## Goal of the exercise:
Begin the copy with the line that contains "Write the Altair code for this chart." and end it with the line that contains "-2.5, -2.25, -2]". Print these lines exactly and omit all pictures.

######

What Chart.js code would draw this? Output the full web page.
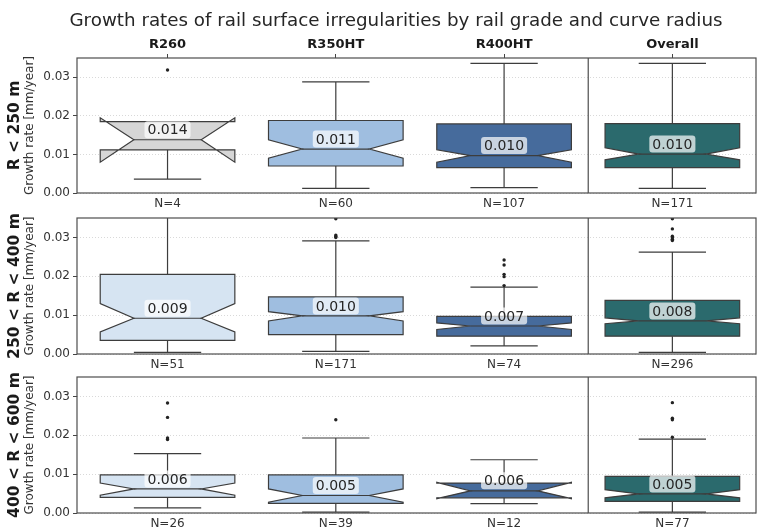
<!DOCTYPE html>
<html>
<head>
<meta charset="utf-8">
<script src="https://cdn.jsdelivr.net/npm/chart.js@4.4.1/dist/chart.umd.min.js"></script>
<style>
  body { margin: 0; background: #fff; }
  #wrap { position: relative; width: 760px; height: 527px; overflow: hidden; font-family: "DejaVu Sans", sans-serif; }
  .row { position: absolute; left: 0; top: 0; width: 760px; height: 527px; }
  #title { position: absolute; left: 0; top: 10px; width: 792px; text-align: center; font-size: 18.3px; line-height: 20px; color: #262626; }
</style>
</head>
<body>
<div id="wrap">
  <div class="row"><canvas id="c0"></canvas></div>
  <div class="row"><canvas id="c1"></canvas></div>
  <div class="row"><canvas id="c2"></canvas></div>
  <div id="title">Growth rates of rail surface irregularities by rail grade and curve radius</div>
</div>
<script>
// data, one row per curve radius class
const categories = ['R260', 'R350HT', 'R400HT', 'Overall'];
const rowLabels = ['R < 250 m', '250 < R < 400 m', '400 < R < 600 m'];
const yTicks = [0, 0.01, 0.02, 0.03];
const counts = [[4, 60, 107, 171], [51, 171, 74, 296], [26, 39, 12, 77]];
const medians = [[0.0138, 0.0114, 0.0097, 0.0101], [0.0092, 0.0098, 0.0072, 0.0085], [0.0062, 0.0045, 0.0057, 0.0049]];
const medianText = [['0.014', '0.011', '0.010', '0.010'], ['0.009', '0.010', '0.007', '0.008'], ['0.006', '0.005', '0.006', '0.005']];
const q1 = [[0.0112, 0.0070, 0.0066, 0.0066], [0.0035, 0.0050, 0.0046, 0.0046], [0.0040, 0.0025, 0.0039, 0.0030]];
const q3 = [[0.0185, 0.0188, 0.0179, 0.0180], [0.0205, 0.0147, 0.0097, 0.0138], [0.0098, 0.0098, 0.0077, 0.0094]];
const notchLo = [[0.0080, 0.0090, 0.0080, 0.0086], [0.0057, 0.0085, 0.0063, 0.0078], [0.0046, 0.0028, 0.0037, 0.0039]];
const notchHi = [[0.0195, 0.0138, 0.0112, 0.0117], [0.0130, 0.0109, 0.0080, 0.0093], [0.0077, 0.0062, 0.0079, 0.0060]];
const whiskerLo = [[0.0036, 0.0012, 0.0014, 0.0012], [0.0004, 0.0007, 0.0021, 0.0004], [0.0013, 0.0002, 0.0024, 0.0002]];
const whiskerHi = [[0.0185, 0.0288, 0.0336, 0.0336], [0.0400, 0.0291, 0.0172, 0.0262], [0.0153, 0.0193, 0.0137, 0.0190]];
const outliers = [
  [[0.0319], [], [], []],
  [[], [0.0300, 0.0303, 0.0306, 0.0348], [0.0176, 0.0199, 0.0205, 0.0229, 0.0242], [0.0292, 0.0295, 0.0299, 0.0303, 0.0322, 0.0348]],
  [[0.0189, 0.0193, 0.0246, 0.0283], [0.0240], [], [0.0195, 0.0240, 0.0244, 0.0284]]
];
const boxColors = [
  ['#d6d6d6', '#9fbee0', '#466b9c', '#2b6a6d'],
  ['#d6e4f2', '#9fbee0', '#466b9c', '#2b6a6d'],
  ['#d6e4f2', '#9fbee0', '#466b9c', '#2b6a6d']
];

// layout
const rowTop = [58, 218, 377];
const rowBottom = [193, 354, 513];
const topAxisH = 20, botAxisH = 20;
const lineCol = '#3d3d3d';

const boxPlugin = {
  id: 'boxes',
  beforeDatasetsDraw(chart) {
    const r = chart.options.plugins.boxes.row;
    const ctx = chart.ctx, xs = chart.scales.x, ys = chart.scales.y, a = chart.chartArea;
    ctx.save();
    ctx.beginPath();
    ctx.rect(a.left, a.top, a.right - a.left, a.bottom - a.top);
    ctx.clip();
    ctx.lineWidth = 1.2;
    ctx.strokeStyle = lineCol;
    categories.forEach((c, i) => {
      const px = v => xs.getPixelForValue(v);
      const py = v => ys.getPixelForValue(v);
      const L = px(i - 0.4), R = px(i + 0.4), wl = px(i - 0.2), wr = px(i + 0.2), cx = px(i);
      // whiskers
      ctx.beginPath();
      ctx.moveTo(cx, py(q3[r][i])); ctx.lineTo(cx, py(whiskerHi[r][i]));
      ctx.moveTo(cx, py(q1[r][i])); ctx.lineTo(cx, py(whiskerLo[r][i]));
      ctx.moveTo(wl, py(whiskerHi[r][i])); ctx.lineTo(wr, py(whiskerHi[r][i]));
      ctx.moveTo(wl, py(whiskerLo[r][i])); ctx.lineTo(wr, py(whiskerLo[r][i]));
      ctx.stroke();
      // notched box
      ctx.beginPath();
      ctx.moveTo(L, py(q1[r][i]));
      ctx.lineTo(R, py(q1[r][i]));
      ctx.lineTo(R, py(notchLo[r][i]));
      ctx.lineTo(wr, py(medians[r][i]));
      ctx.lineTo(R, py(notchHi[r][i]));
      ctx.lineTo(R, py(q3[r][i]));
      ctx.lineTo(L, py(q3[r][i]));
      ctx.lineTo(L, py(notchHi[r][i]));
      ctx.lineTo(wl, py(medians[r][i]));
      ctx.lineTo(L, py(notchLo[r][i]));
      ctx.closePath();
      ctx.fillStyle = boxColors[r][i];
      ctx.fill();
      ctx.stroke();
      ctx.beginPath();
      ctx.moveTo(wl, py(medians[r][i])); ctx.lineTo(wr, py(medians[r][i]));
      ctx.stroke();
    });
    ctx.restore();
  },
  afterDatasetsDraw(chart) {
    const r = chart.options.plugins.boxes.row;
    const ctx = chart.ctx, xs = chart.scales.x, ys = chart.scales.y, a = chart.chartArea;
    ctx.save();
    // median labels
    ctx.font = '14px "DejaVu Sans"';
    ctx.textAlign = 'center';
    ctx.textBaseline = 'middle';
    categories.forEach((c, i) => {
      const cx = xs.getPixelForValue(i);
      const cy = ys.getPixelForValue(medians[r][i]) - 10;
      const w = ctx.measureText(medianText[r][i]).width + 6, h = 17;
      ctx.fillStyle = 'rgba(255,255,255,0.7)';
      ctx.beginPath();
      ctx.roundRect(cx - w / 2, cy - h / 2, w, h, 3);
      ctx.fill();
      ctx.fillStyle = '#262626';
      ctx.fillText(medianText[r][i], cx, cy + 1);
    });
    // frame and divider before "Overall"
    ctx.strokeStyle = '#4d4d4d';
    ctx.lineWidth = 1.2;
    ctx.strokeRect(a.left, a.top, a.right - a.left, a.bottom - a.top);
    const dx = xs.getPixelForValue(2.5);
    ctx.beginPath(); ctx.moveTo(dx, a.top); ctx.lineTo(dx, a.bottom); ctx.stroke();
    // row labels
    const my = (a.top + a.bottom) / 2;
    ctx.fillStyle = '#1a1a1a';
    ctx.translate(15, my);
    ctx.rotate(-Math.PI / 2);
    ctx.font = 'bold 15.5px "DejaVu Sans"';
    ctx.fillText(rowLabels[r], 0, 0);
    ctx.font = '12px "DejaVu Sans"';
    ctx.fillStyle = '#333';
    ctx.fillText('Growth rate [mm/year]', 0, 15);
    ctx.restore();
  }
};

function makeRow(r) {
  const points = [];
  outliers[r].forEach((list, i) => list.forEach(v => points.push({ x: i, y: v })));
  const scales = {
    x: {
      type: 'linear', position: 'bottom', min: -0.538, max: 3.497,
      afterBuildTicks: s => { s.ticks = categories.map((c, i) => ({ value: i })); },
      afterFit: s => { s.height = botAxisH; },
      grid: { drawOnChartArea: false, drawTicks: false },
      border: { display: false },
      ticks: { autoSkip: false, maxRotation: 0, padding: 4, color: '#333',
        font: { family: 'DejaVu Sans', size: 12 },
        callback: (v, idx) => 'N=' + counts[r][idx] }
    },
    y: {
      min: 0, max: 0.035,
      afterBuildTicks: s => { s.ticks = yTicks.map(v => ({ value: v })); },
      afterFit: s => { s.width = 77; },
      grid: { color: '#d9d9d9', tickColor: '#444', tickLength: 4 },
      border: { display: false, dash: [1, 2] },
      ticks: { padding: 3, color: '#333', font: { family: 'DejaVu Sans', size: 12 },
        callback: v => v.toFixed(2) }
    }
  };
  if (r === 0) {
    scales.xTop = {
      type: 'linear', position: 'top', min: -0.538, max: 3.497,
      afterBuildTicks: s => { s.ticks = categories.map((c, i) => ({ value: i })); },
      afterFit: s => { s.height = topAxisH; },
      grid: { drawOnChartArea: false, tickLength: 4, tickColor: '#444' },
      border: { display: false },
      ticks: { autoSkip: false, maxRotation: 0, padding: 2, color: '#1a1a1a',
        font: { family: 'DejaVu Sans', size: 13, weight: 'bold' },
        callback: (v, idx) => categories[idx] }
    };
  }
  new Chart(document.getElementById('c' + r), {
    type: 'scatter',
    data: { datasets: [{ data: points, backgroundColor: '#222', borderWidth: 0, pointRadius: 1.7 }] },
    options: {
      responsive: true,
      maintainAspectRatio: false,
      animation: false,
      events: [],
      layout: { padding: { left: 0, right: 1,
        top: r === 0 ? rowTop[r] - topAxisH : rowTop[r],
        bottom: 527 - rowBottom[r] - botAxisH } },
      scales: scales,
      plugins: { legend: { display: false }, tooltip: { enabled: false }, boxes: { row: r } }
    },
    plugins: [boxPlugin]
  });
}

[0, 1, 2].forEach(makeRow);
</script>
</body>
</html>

######

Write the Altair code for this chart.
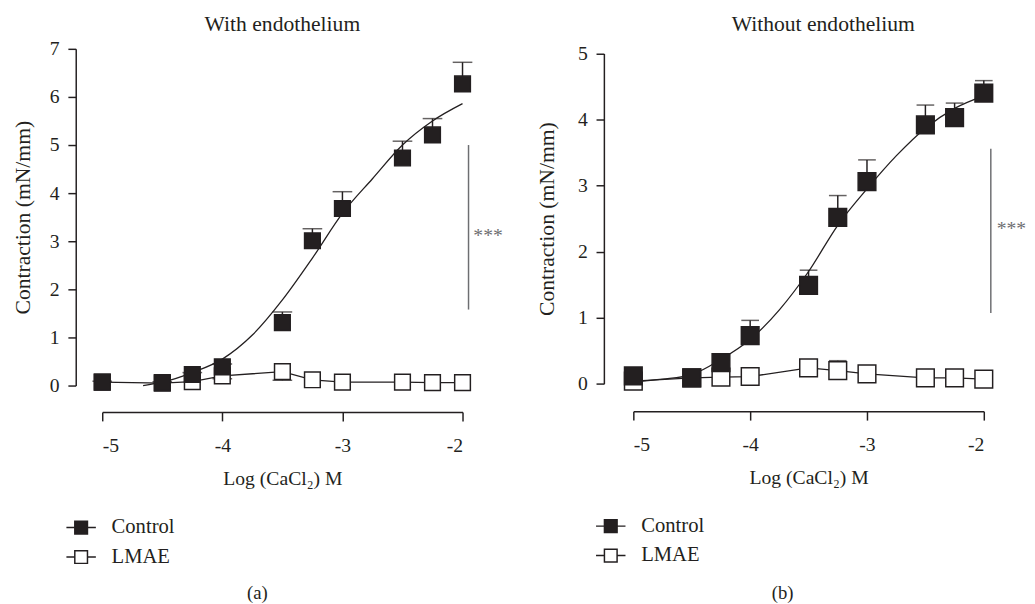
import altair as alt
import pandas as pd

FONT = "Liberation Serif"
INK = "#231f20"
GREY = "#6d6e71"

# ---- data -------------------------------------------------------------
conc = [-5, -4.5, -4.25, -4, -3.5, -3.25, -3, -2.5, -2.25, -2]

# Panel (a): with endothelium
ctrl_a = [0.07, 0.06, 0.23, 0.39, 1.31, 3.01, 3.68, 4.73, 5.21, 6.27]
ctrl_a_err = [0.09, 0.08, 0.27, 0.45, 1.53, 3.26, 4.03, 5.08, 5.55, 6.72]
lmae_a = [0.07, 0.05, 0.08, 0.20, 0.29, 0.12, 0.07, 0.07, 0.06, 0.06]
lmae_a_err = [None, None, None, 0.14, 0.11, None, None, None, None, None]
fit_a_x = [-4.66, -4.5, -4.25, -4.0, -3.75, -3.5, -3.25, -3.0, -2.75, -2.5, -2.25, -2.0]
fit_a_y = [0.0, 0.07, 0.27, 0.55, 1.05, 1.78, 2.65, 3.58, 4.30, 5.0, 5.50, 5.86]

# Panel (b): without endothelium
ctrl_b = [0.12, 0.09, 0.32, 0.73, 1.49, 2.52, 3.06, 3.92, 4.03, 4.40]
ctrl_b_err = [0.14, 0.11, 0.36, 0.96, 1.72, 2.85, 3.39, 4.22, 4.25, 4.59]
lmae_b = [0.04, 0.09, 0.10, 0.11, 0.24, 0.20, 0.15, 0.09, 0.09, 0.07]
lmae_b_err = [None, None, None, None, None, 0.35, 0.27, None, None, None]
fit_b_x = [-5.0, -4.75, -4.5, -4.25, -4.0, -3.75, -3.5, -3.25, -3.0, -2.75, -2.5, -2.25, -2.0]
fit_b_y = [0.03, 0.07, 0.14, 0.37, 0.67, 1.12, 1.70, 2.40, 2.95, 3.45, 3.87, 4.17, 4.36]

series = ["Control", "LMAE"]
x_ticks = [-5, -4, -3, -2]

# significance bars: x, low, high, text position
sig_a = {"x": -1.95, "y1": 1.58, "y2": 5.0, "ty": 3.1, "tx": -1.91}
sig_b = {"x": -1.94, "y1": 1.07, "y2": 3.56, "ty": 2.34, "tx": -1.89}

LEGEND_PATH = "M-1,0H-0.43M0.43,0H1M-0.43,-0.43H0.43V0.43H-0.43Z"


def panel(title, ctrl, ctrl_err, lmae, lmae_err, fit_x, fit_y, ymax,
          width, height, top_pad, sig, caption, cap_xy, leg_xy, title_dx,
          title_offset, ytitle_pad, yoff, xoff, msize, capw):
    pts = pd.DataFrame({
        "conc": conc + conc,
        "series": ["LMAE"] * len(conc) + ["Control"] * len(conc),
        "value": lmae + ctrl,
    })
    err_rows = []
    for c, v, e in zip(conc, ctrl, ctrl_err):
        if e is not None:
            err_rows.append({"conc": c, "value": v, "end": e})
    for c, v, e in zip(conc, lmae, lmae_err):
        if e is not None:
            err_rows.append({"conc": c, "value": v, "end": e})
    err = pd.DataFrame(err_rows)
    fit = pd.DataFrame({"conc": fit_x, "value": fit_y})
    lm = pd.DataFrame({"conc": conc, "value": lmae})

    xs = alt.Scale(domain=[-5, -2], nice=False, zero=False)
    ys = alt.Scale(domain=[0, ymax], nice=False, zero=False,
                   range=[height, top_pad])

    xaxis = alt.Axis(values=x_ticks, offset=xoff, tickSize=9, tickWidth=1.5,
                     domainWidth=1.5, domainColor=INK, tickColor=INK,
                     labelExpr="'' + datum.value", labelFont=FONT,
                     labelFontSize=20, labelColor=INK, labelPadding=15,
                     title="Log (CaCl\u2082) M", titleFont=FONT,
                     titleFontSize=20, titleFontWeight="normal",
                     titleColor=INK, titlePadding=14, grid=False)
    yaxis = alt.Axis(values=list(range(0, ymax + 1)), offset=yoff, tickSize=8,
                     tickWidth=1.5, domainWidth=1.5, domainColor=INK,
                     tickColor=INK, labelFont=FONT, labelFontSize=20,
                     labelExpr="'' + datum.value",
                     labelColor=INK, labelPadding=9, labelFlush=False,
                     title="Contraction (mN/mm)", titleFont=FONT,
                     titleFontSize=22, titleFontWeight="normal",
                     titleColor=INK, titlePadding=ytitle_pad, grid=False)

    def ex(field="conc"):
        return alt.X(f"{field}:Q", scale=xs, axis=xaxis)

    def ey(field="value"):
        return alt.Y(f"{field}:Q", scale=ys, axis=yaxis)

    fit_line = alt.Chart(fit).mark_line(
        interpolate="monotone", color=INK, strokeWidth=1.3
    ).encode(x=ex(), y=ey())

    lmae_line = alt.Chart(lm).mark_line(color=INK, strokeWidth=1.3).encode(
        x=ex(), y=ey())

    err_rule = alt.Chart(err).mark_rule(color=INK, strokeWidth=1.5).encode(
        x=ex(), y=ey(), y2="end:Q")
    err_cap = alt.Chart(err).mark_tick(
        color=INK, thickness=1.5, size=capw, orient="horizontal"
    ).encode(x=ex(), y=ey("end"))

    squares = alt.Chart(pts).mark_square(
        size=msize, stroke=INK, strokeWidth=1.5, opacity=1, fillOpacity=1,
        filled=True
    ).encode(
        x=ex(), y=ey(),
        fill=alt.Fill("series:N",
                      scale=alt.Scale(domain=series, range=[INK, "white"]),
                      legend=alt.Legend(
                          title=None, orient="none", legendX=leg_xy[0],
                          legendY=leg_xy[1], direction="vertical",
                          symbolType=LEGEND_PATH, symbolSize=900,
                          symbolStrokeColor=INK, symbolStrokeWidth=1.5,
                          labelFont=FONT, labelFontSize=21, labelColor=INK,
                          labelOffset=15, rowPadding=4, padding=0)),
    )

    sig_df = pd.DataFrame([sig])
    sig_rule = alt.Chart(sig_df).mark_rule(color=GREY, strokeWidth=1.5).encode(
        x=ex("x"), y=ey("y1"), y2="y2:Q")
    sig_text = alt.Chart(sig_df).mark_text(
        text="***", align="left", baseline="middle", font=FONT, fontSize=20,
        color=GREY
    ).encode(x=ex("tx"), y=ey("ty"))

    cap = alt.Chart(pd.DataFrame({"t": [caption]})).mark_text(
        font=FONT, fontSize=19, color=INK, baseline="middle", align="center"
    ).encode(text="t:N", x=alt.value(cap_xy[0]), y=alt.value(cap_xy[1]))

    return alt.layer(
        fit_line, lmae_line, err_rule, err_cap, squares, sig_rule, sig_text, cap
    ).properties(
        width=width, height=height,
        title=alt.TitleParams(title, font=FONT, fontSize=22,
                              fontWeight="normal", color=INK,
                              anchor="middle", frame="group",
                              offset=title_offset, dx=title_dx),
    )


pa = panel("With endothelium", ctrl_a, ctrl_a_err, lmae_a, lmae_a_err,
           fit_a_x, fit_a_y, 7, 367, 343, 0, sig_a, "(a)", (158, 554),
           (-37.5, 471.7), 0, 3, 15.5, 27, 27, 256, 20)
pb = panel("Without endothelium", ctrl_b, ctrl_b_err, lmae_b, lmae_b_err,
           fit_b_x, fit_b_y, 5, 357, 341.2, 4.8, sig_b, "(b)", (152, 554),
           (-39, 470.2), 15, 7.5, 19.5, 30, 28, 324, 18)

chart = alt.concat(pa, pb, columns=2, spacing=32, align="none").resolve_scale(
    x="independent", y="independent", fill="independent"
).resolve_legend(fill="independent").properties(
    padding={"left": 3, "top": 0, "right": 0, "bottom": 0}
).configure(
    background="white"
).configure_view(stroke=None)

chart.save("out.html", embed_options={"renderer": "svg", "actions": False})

######

## Written answer:
Write the Altair code for this chart.
import altair as alt
import pandas as pd

FONT = "Liberation Serif"
INK = "#231f20"
GREY = "#6d6e71"

# ---- data -------------------------------------------------------------
conc = [-5, -4.5, -4.25, -4, -3.5, -3.25, -3, -2.5, -2.25, -2]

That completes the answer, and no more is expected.